GOAL: From the first line of the data below through the line bearing "(start) -- (tip);", reproduce each line exactly; do not include pictures.

DATA EXTRACT:
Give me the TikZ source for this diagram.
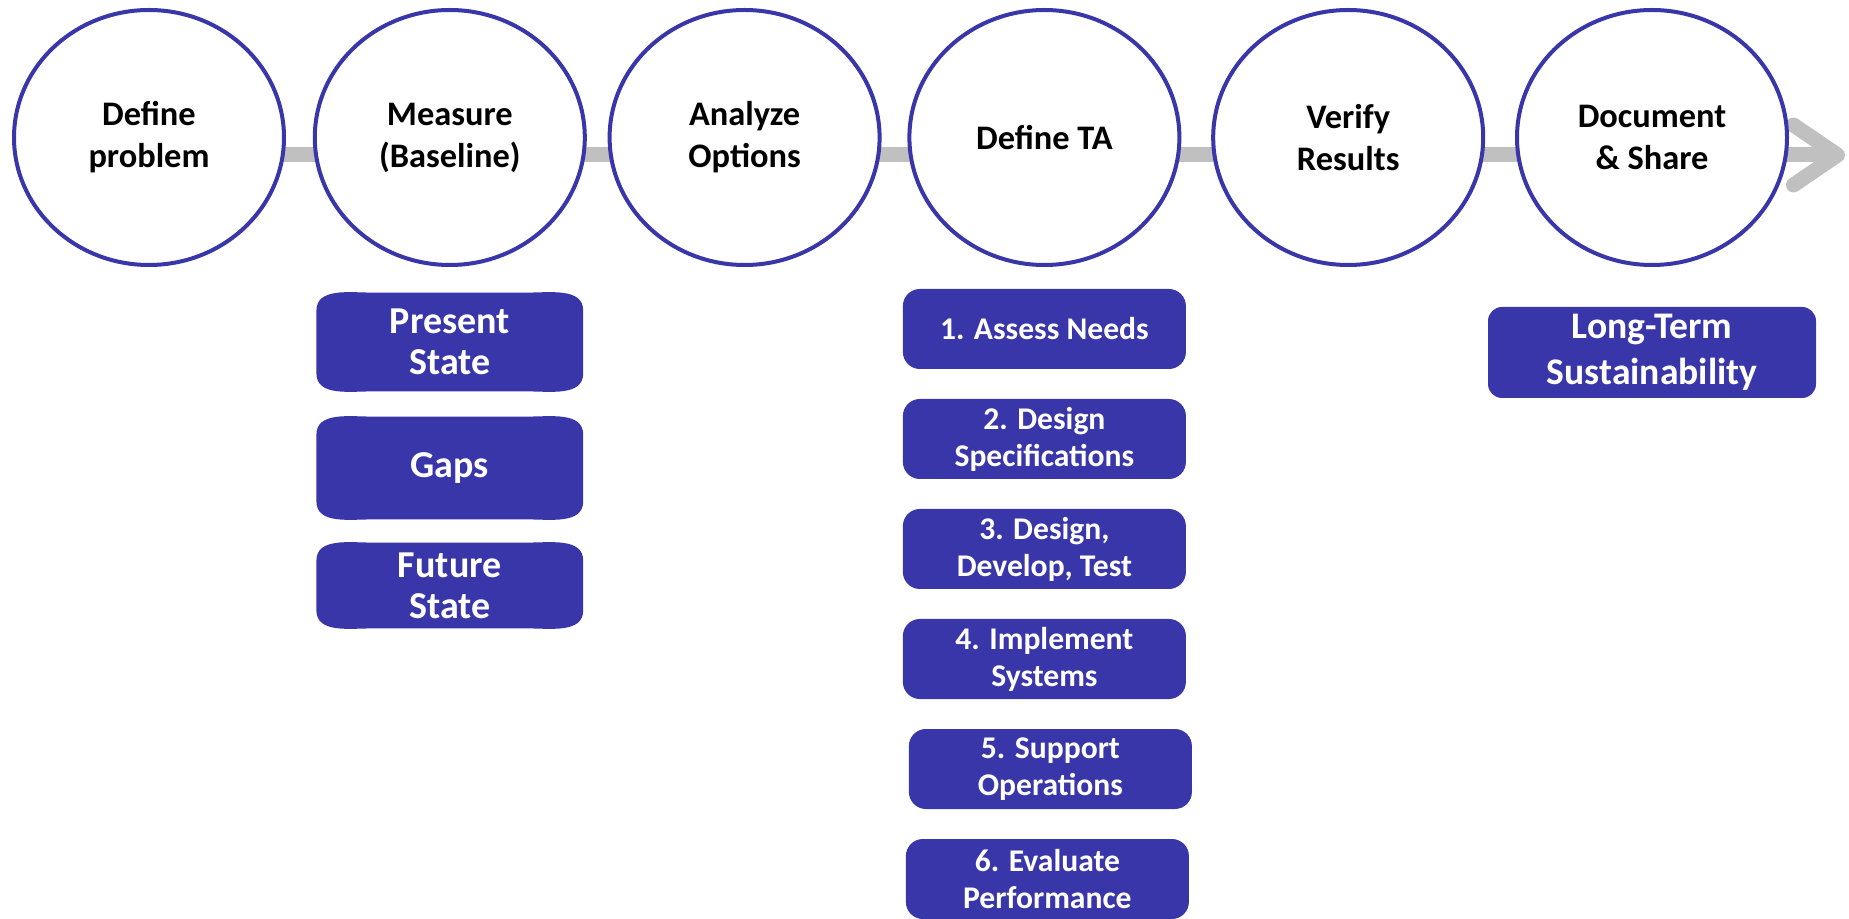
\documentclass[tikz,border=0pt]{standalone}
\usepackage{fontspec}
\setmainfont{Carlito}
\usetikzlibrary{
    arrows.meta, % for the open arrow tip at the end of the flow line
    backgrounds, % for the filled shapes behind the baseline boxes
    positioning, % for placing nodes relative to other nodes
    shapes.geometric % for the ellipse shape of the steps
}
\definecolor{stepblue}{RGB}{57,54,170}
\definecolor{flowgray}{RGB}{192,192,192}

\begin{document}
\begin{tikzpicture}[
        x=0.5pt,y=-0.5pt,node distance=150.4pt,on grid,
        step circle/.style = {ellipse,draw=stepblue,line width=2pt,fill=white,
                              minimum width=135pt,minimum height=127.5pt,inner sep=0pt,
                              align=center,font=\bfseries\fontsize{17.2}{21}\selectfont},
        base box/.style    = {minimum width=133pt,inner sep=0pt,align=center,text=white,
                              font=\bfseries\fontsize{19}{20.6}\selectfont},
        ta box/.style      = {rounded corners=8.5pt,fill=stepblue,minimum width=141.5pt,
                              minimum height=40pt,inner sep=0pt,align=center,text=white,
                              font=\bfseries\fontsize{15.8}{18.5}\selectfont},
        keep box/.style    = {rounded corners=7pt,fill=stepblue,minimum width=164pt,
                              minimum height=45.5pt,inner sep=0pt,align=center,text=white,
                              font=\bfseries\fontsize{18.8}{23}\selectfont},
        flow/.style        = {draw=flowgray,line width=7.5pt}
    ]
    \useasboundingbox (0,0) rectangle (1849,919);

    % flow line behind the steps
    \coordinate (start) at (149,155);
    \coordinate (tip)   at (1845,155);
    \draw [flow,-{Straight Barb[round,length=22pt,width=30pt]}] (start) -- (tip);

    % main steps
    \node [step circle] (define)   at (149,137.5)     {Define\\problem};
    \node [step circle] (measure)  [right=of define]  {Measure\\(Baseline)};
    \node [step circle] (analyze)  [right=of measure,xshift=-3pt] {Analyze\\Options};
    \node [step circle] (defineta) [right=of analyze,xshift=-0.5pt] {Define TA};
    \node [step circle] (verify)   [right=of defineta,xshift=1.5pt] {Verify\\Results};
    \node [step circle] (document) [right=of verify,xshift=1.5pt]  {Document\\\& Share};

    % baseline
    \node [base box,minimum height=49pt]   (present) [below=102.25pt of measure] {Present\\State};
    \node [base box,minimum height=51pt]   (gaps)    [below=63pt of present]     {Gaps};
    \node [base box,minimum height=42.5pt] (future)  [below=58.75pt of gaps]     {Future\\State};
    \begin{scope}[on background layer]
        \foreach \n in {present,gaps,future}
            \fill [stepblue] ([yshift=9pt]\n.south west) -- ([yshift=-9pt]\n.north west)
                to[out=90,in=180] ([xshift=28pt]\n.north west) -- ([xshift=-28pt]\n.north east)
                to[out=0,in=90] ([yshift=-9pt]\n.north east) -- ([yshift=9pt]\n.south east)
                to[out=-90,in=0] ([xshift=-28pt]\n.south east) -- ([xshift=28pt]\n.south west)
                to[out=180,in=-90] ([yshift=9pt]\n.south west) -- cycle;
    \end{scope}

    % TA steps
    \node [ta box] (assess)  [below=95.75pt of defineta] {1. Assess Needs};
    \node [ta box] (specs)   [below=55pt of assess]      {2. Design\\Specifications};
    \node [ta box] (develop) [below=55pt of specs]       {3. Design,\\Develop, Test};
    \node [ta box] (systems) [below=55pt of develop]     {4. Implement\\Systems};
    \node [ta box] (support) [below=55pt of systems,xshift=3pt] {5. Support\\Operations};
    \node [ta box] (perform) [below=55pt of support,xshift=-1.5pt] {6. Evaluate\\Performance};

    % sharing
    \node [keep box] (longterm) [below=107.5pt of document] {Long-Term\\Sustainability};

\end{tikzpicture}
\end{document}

SOLUTION FOR THIS EXERCISE:
Give me the TikZ source for this diagram.
\documentclass[tikz,border=0pt]{standalone}
\usepackage{fontspec}
\setmainfont{Carlito}
\usetikzlibrary{
    arrows.meta, % for the open arrow tip at the end of the flow line
    backgrounds, % for the filled shapes behind the baseline boxes
    positioning, % for placing nodes relative to other nodes
    shapes.geometric % for the ellipse shape of the steps
}
\definecolor{stepblue}{RGB}{57,54,170}
\definecolor{flowgray}{RGB}{192,192,192}

\begin{document}
\begin{tikzpicture}[
        x=0.5pt,y=-0.5pt,node distance=150.4pt,on grid,
        step circle/.style = {ellipse,draw=stepblue,line width=2pt,fill=white,
                              minimum width=135pt,minimum height=127.5pt,inner sep=0pt,
                              align=center,font=\bfseries\fontsize{17.2}{21}\selectfont},
        base box/.style    = {minimum width=133pt,inner sep=0pt,align=center,text=white,
                              font=\bfseries\fontsize{19}{20.6}\selectfont},
        ta box/.style      = {rounded corners=8.5pt,fill=stepblue,minimum width=141.5pt,
                              minimum height=40pt,inner sep=0pt,align=center,text=white,
                              font=\bfseries\fontsize{15.8}{18.5}\selectfont},
        keep box/.style    = {rounded corners=7pt,fill=stepblue,minimum width=164pt,
                              minimum height=45.5pt,inner sep=0pt,align=center,text=white,
                              font=\bfseries\fontsize{18.8}{23}\selectfont},
        flow/.style        = {draw=flowgray,line width=7.5pt}
    ]
    \useasboundingbox (0,0) rectangle (1849,919);

    % flow line behind the steps
    \coordinate (start) at (149,155);
    \coordinate (tip)   at (1845,155);
    \draw [flow,-{Straight Barb[round,length=22pt,width=30pt]}] (start) -- (tip);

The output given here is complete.